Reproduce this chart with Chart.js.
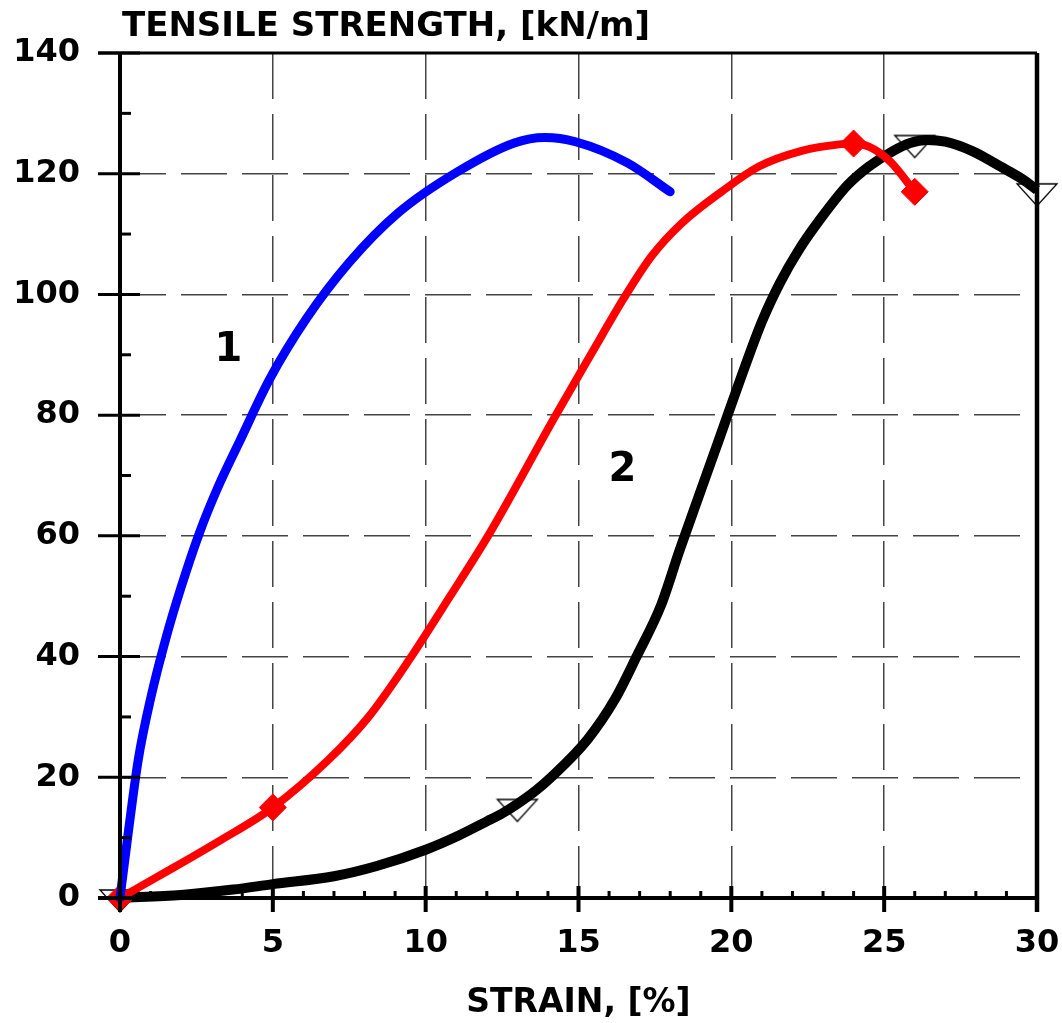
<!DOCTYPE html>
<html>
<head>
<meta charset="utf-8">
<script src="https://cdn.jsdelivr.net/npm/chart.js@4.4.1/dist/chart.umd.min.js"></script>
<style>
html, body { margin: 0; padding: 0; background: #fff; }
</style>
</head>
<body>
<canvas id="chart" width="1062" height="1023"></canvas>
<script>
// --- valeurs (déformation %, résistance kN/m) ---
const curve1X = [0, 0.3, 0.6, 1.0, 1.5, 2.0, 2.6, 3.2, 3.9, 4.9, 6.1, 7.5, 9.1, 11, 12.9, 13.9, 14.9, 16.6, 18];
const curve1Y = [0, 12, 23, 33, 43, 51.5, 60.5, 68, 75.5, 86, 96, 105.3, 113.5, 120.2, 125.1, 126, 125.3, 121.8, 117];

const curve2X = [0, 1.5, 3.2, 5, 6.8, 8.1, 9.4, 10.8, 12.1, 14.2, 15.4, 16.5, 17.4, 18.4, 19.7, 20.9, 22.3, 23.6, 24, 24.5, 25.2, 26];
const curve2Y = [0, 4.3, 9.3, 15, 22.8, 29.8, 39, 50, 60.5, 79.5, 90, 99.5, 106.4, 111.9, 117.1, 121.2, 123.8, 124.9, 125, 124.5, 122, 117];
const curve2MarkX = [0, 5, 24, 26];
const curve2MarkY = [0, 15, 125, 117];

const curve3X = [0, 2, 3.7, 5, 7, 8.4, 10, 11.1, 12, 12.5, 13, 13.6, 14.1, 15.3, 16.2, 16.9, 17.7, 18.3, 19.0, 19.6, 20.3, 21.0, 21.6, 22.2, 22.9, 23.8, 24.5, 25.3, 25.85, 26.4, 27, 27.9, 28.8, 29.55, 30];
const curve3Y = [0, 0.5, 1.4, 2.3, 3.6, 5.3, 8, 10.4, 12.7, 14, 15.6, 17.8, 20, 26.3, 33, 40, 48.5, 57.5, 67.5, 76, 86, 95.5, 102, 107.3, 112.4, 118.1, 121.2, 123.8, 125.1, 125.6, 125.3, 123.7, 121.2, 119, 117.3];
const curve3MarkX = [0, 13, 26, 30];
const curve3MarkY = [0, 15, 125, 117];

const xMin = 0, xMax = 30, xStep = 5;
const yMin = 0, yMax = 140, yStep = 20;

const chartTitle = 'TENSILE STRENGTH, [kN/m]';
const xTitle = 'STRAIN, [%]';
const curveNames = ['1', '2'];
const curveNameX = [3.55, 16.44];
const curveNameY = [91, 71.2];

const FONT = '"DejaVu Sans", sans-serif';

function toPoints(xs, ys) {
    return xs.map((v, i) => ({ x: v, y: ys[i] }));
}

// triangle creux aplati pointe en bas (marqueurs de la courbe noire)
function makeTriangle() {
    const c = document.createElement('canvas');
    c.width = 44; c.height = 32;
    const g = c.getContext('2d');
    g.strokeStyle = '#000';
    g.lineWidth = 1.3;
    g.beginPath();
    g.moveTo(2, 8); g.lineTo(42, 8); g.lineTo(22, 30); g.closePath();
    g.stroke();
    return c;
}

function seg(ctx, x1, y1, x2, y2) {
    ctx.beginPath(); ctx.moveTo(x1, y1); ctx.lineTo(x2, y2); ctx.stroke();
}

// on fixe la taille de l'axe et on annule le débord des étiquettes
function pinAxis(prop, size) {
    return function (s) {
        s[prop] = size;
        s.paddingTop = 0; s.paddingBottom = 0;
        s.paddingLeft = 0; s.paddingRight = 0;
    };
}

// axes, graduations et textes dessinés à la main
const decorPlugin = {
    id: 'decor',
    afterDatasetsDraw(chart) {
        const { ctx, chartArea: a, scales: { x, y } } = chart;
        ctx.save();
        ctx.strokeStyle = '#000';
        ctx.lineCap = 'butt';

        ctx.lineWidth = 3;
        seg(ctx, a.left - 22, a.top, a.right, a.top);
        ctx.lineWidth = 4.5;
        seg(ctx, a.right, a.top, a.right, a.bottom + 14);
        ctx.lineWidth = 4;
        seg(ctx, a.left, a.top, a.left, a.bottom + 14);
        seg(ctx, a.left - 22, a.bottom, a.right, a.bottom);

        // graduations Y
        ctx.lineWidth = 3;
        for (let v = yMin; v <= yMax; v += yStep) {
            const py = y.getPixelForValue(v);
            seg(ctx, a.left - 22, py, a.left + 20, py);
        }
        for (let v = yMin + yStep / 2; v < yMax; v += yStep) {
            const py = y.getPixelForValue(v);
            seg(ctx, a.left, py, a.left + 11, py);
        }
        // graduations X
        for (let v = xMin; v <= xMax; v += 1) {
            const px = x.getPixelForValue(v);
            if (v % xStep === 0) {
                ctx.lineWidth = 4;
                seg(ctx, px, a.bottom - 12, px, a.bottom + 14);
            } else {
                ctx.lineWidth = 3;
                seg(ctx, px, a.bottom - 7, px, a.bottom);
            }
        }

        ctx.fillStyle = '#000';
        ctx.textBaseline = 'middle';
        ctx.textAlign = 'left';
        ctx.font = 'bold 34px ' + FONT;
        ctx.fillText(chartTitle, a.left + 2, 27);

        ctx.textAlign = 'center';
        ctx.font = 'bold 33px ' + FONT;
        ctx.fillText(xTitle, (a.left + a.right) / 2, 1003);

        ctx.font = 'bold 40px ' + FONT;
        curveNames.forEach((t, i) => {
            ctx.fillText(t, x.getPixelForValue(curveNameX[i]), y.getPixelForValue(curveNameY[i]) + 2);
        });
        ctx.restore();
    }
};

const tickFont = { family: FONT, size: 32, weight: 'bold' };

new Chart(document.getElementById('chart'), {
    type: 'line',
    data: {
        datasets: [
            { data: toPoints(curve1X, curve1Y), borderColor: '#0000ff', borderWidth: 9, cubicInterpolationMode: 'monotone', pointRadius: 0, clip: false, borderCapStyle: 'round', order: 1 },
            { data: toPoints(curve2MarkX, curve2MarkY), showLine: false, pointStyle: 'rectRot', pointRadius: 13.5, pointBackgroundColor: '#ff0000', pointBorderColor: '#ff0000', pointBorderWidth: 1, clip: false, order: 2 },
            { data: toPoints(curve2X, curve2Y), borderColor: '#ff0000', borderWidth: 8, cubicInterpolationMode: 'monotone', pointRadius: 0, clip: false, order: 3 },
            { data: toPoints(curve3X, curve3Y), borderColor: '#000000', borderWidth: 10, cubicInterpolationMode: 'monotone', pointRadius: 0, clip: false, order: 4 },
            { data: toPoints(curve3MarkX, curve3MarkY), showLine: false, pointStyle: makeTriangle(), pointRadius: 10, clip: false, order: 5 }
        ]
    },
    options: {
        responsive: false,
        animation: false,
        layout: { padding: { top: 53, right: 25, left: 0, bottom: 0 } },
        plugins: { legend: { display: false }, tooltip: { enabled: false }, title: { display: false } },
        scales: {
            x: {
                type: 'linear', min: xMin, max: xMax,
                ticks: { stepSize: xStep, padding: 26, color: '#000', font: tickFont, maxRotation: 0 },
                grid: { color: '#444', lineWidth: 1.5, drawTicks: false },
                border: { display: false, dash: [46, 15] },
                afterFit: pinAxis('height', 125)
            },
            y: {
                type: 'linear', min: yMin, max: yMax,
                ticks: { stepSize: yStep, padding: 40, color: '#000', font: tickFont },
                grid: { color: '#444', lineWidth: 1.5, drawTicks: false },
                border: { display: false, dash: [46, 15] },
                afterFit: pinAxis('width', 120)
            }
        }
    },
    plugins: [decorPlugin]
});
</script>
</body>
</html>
-=-=-=-=-
Directive. Write out nothing but the lines from the start of the data through the line with "const curve2MarkY = [0, 15, 125, 117];". Leave out the pictures.

The answer.
Reproduce this chart with Chart.js.
<!DOCTYPE html>
<html>
<head>
<meta charset="utf-8">
<script src="https://cdn.jsdelivr.net/npm/chart.js@4.4.1/dist/chart.umd.min.js"></script>
<style>
html, body { margin: 0; padding: 0; background: #fff; }
</style>
</head>
<body>
<canvas id="chart" width="1062" height="1023"></canvas>
<script>
// --- valeurs (déformation %, résistance kN/m) ---
const curve1X = [0, 0.3, 0.6, 1.0, 1.5, 2.0, 2.6, 3.2, 3.9, 4.9, 6.1, 7.5, 9.1, 11, 12.9, 13.9, 14.9, 16.6, 18];
const curve1Y = [0, 12, 23, 33, 43, 51.5, 60.5, 68, 75.5, 86, 96, 105.3, 113.5, 120.2, 125.1, 126, 125.3, 121.8, 117];

const curve2X = [0, 1.5, 3.2, 5, 6.8, 8.1, 9.4, 10.8, 12.1, 14.2, 15.4, 16.5, 17.4, 18.4, 19.7, 20.9, 22.3, 23.6, 24, 24.5, 25.2, 26];
const curve2Y = [0, 4.3, 9.3, 15, 22.8, 29.8, 39, 50, 60.5, 79.5, 90, 99.5, 106.4, 111.9, 117.1, 121.2, 123.8, 124.9, 125, 124.5, 122, 117];
const curve2MarkX = [0, 5, 24, 26];
const curve2MarkY = [0, 15, 125, 117];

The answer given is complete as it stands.